Super Bowl o super boycott? All’azienda produttrice di birra Budweiser sono bastati 60 secondi di video #storytelling per scatenare i commenti del popolo americano (e non solo) in rete, dove l’ultima moda in fatto di protesta è il boicottaggio.

Ambientato verso la metà del 1800, nello spot pubblicitario Budweiser si vede un immigrato europeo mentre viaggia dalla Germania agli Stati Uniti e, infine, si stabilisce a St. Louis. L’uomo arriva in America e s’imbatte subito in una folla che gli dice “Torna a casa”. Più tardi, in un bar di St. Louis, qualcuno offre da bere a quest’uomo, prima che lo slogan “Quando niente ferma i tuoi sogni, questa è la birra che beviamo” appaia sullo schermo.

Alcuni hanno percepito questo spot di Budweiser come un velato (e forse neanche troppo) colpo al presidente Donald Trump, il quale ha focalizzato le sue prime due settimane nello studio ovale su un divieto di immigrazione, il Muslim Ban. Ma Ricardo Marques, vice presidente per il brand Budweiser negli U.S., nega l’intento di protesta contro il presidente e sottolinea, invece, la necessità, dietro lo spot, di ricordare al mondo il Sogno Americano, data la situazione sociale in cui versa.
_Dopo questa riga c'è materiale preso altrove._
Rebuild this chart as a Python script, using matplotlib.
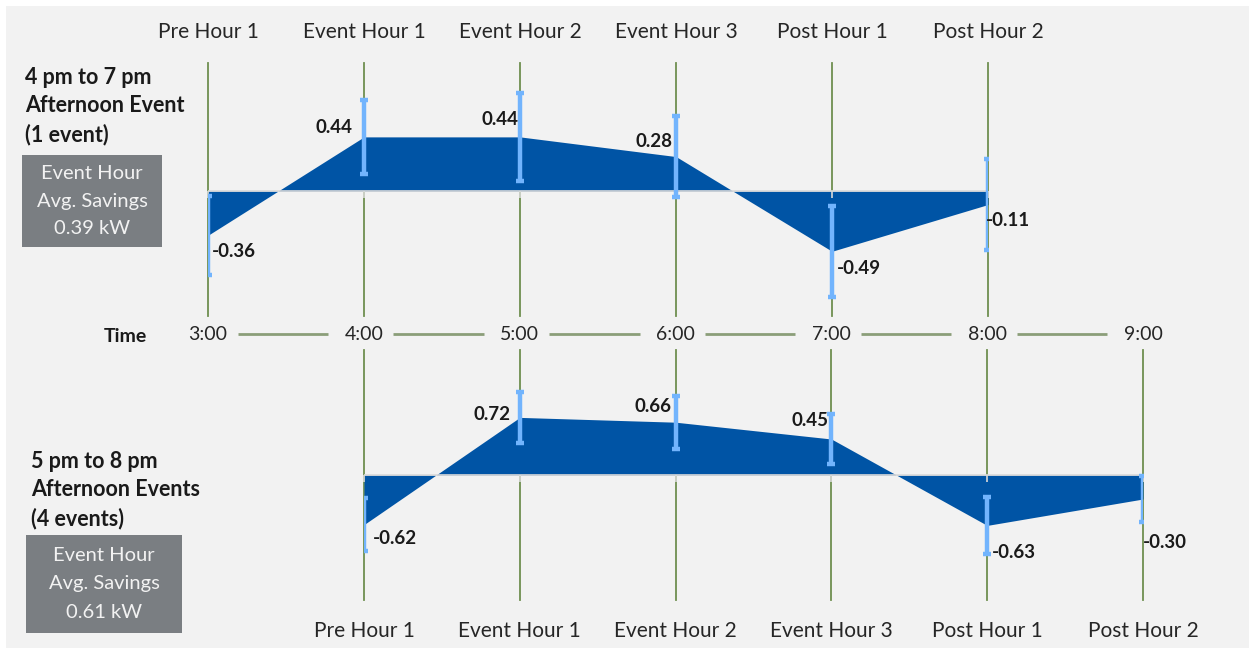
import matplotlib
matplotlib.use("Agg")
import matplotlib.pyplot as plt
from matplotlib.patches import Rectangle
import numpy as np

W, H = 1249, 652
plt.rcParams["font.family"] = ["Lato", "DejaVu Sans"]

# ---- data ----
hour_labels = ["Pre Hour 1", "Event Hour 1", "Event Hour 2",
               "Event Hour 3", "Post Hour 1", "Post Hour 2"]
time_labels = ["3:00", "4:00", "5:00", "6:00", "7:00", "8:00", "9:00"]

savings_4to7 = [-0.36, 0.44, 0.44, 0.28, -0.49, -0.11]
ci_4to7 = [0.32, 0.30, 0.36, 0.33, 0.37, 0.37]

savings_5to8 = [-0.62, 0.72, 0.66, 0.45, -0.63, -0.30]
ci_5to8 = [0.33, 0.32, 0.33, 0.31, 0.36, 0.29]

# ---- style ----
BG = "#f2f2f2"
FILL = "#0054a5"
ERR = "#72b4fd"
GRID = "#6f8f50"
CONNECT = "#8b9e79"
AXIS = "#d9d9d9"
BOX = "#7a7e82"

fig = plt.figure(figsize=(W / 100, H / 100), dpi=100)
fig.patch.set_facecolor("white")
fig.add_artist(Rectangle((6 / W, 1 - 648 / H), (W - 6) / W, 642 / H,
                         transform=fig.transFigure, facecolor=BG,
                         edgecolor="none", zorder=0))


def px_rect(x0, y0, x1, y1):
    """Figure-fraction rectangle from pixel bounds (origin top-left)."""
    return [x0 / W, 1 - y1 / H, (x1 - x0) / W, (y1 - y0) / H]


def fx(x):
    return x / W


def fy(y):
    return 1 - y / H


def draw_panel(rect, ylim, values, ci, label_offsets, labels_top):
    ax = fig.add_axes(rect)
    ax.set_xlim(0, len(values) - 1)
    ax.set_ylim(*ylim)
    ax.axis("off")
    x = np.arange(len(values))
    vals = np.asarray(values)

    for xi in x:
        ax.axvline(xi, color=GRID, lw=1.3, zorder=1, clip_on=False)
    ax.fill_between(x, 0, vals, color=FILL, lw=0, zorder=2)
    ax.axhline(0, color=AXIS, lw=1.2, zorder=3)
    ax.plot(x, np.zeros(len(x)), ls="none", marker=3, ms=5, mew=1.2,
            color=AXIS, zorder=3, clip_on=False)
    ax.errorbar(x, vals, yerr=ci, fmt="none", ecolor=ERR, elinewidth=3.2,
                capsize=3.2, capthick=3.2, zorder=4)

    for xi, v, (dx, dy) in zip(x, vals, label_offsets):
        ax.annotate(f"{v:.2f}", xy=(xi, v), xytext=(dx, dy),
                    textcoords="offset pixels",
                    ha="right" if v > 0 else "left", va="center",
                    fontsize=13.5, fontweight="bold", color="#1a1a1a",
                    zorder=5)

    for xi, lab in zip(x, hour_labels):
        if labels_top:
            ax.annotate(lab, xy=(xi, 1), xycoords=("data", "axes fraction"),
                        xytext=(0, 31), textcoords="offset pixels",
                        ha="center", va="center", fontsize=15,
                        color="#262626", annotation_clip=False)
        else:
            ax.annotate(lab, xy=(xi, 0), xycoords=("data", "axes fraction"),
                        xytext=(0, -31), textcoords="offset pixels",
                        ha="center", va="center", fontsize=15,
                        color="#262626", annotation_clip=False)
    return ax


# 4 pm - 7 pm panel: baseline at 191 px, 123 px per kW
draw_panel(px_rect(208, 63, 988, 316),
           (-(316 - 191) / 123, (191 - 63) / 123),
           savings_4to7, ci_4to7,
           [(4, -16), (-11, 9), (-2, 17), (-3, 15), (5, -17), (-2, -16)],
           labels_top=True)

# 5 pm - 8 pm panel: baseline at 475 px, 80 px per kW
draw_panel(px_rect(364, 350, 1143, 600),
           (-(600 - 475) / 80, (475 - 350) / 80),
           savings_5to8, ci_5to8,
           [(9, -14), (-9, 3), (-4, 16), (-3, 19), (5, -27), (0, -43)],
           labels_top=False)

# ---- shared clock-time row ----
tax = fig.add_axes(px_rect(208, 320, 1143, 350))
tax.set_xlim(0, len(time_labels) - 1)
tax.set_ylim(0, 1)
tax.axis("off")
for i, t in enumerate(time_labels):
    tax.text(i, 0.5, t, ha="center", va="center", fontsize=14,
             color="#262626")
    if i < len(time_labels) - 1:
        tax.plot([i + 0.19, i + 1 - 0.23], [0.55, 0.55], color=CONNECT,
                 lw=2, solid_capstyle="butt")
fig.text(fx(125), fy(337), "Time", ha="center", va="center",
         fontsize=14, fontweight="bold", color="#1a1a1a")


# ---- panel titles and summary boxes ----
def panel_caption(x, ys, lines, box, ev_vals):
    for y, line in zip(ys, lines):
        fig.text(fx(x), fy(y), line, ha="left", va="center", fontsize=15.5,
                 fontweight="bold", color="#1a1a1a")
    bx0, by0, bx1, by1 = box
    fig.add_artist(Rectangle((fx(bx0), fy(by1)), (bx1 - bx0) / W,
                             (by1 - by0) / H, transform=fig.transFigure,
                             facecolor=BOX, edgecolor="none"))
    avg = np.mean(ev_vals)
    cx = (bx0 + bx1) / 2
    box_lines = ["Event Hour", "Avg. Savings", f"{avg:.2f} kW"]
    step = (by1 - by0) / 3.4
    mid = (by0 + by1) / 2
    for k, line in enumerate(box_lines):
        fig.text(fx(cx), fy(mid + (k - 1) * step), line, ha="center",
                 va="center", fontsize=14.5, color="#f2f2f2")


panel_caption(25, [77, 106, 135],
              ["4 pm to 7 pm", "Afternoon Event", "(1 event)"],
              (22, 155, 162, 247), savings_4to7[1:4])
panel_caption(31, [461, 490, 519],
              ["5 pm to 8 pm", "Afternoon Events", "(4 events)"],
              (26, 535, 182, 633), savings_5to8[1:4])

fig.savefig("out.png", dpi=100, facecolor=fig.get_facecolor())
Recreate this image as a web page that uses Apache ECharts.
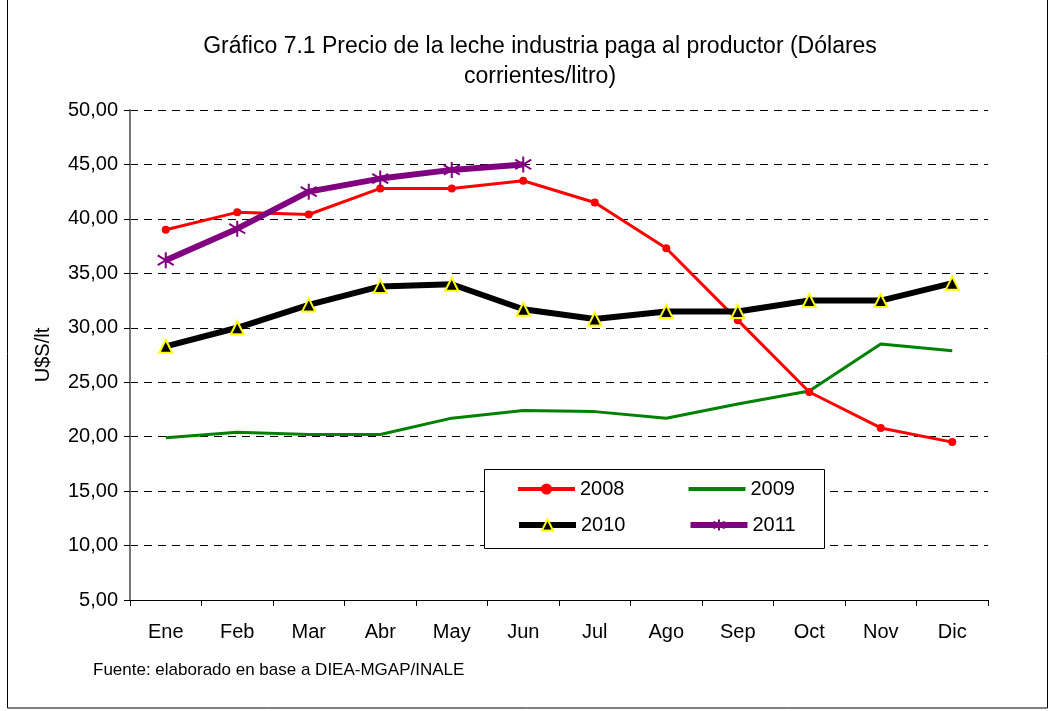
<!DOCTYPE html>
<html>
<head>
<meta charset="utf-8">
<script src="https://cdn.jsdelivr.net/npm/echarts@6/dist/echarts.min.js"></script>
<style>
  html, body { margin: 0; padding: 0; background: #fff; }
  #chart { width: 1061px; height: 711px; }
</style>
</head>
<body>
<div id="chart"></div>
<script>
// meses
const months = ['Ene', 'Feb', 'Mar', 'Abr', 'May', 'Jun', 'Jul', 'Ago', 'Sep', 'Oct', 'Nov', 'Dic']
// precios por año (U$S/lt)
const y2008 = [39.0, 40.6, 40.4, 42.8, 42.8, 43.5, 41.5, 37.3, 30.7, 24.1, 20.8, 19.5]
const y2009 = [19.9, 20.4, 20.2, 20.2, 21.7, 22.4, 22.3, 21.7, 23.0, 24.2, 28.5, 27.9]
const y2010 = [28.3, 30.0, 32.1, 33.8, 34.0, 31.7, 30.8, 31.5, 31.5, 32.5, 32.5, 34.1]
const y2011 = [36.2, 39.1, 42.5, 43.7, 44.5, 45.0]

const font = 'Liberation Sans, Arial, sans-serif'
const asterisk = 'path://M10,0L10,20M1,4L19,16M1,16L19,4'
const legendText = { fontFamily: font, fontSize: 20, color: '#000' }

const chart = echarts.init(document.getElementById('chart'))
const option = {
  backgroundColor: '#fff',
  animation: false,
  title: {
    text: 'Gráfico 7.1 Precio de la leche industria paga al productor (Dólares\ncorrientes/litro)',
    left: 535,
    top: 27,
    textAlign: 'center',
    textStyle: { fontFamily: font, fontSize: 23, fontWeight: 'normal', color: '#000', lineHeight: 30, align: 'center' }
  },
  legend: [
    {
      data: [
        { name: '2008', lineStyle: { width: 4 } },
        { name: '2009', lineStyle: { width: 4 }, itemStyle: { opacity: 0 } }
      ],
      left: 516, top: 479, padding: 0,
      itemWidth: 57, itemHeight: 14, itemGap: 62,
      textStyle: legendText
    },
    {
      data: [
        { name: '2010', lineStyle: { width: 6 } },
        { name: '2011', lineStyle: { width: 6 } }
      ],
      left: 516, top: 515, padding: 0,
      itemWidth: 57, itemHeight: 14, itemGap: 62,
      textStyle: legendText
    }
  ],
  grid: { left: 130, right: 73, top: 110, bottom: 111 },
  xAxis: {
    type: 'category',
    data: months,
    boundaryGap: true,
    axisLine: { lineStyle: { color: '#000', width: 1 } },
    axisTick: { show: true, length: 6, lineStyle: { color: '#000' } },
    axisLabel: { fontFamily: font, fontSize: 20, color: '#000', margin: 22 }
  },
  yAxis: {
    type: 'value',
    min: 5, max: 50, interval: 5,
    name: 'U$S/lt',
    nameLocation: 'middle',
    nameGap: 77,
    nameTextStyle: { fontFamily: font, fontSize: 20, color: '#000' },
    axisLine: { show: true, lineStyle: { color: '#777', width: 2 } },
    axisTick: { show: true, length: 6, lineStyle: { color: '#000' } },
    axisLabel: {
      fontFamily: font, fontSize: 20, color: '#000', margin: 12,
      formatter: v => v.toFixed(2).replace('.', ',')
    },
    splitLine: { show: true, lineStyle: { color: '#000', type: [8, 6], width: 1 } }
  },
  series: [
    {
      name: '2008', type: 'line', data: y2008,
      lineStyle: { color: '#ff0000', width: 3 },
      itemStyle: { color: '#ff0000' },
      symbol: 'circle', symbolSize: 8, z: 3
    },
    {
      name: '2009', type: 'line', data: y2009,
      lineStyle: { color: '#008000', width: 3 },
      itemStyle: { color: '#008000' },
      symbol: 'none', z: 2
    },
    {
      name: '2010', type: 'line', data: y2010,
      lineStyle: { color: '#000', width: 6 },
      itemStyle: { color: '#000', borderColor: '#ffff00', borderWidth: 2 },
      symbol: 'triangle', symbolSize: 13, z: 4
    },
    {
      name: '2011', type: 'line', data: y2011,
      lineStyle: { color: '#800080', width: 6 },
      itemStyle: { color: 'none', borderColor: '#800080', borderWidth: 2 },
      symbol: asterisk, symbolSize: 16, z: 5
    }
  ],
  graphic: [
    {
      type: 'rect', z: -1,
      shape: { x: 7.5, y: -1, width: 1040, height: 709 },
      style: { fill: 'none', stroke: '#000', lineWidth: 1 }
    },
    {
      type: 'rect',
      shape: { x: 484.5, y: 469.5, width: 340, height: 79 },
      style: { fill: '#fff', stroke: '#000', lineWidth: 1 },
      z: 1
    },
    {
      type: 'text', left: 93, top: 662,
      style: { text: 'Fuente: elaborado en base a DIEA-MGAP/INALE', fontFamily: font, fontSize: 17, fill: '#000' }
    }
  ]
}
chart.setOption(option)
</script>
</body>
</html>
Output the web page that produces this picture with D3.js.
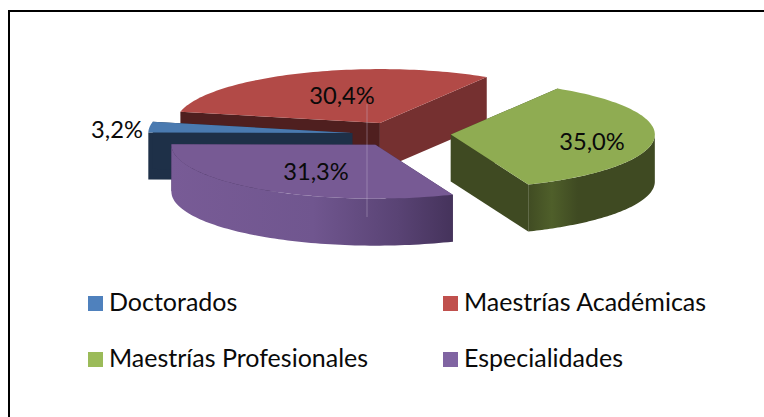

Le reazioni sui social non si sono fatte attendere: alcune conversazioni su Twitter sono aggregate sotto l’hashtag #BoycottBudweiser, che ha raggiunto 1.18 Mln di visualizzazioni per ora. In molti hanno espresso la propria opinione in merito e si sono congratulati con Budweiser, dall’americano medio a personaggi politici come il repubblicano McMullin. Diversa la reazione dei sostenitori di Trump, che si sono dimostrati molto arrabbiati per il messaggio commerciale, visto come un vero attacco del brand al Presidente, e hanno lanciato la proposta di boicottare il brand della birra di riso.

Confrontando il profilo di Budweiser e quello di Donald Trump appare chiara la netta differenza tra il sentiment legato ai profili: molto positivo quello associato al brand della birra, decisamente meno quello associato al neo presidente.

Il sistema del boicottaggio non è nuovo sotto la neopresidenza di Trump, da parte dei propri sostenitori anche Starbucks, infatti, è rimasta vittima di questa pratica per aver promesso l’assunzione di 10,000 immigrati. Ledere la reputazione della marca è il chiaro intento di chi origina una campagna di boycott ma la domanda da porsi, a questo punto, è solo una: boicottare funziona davvero?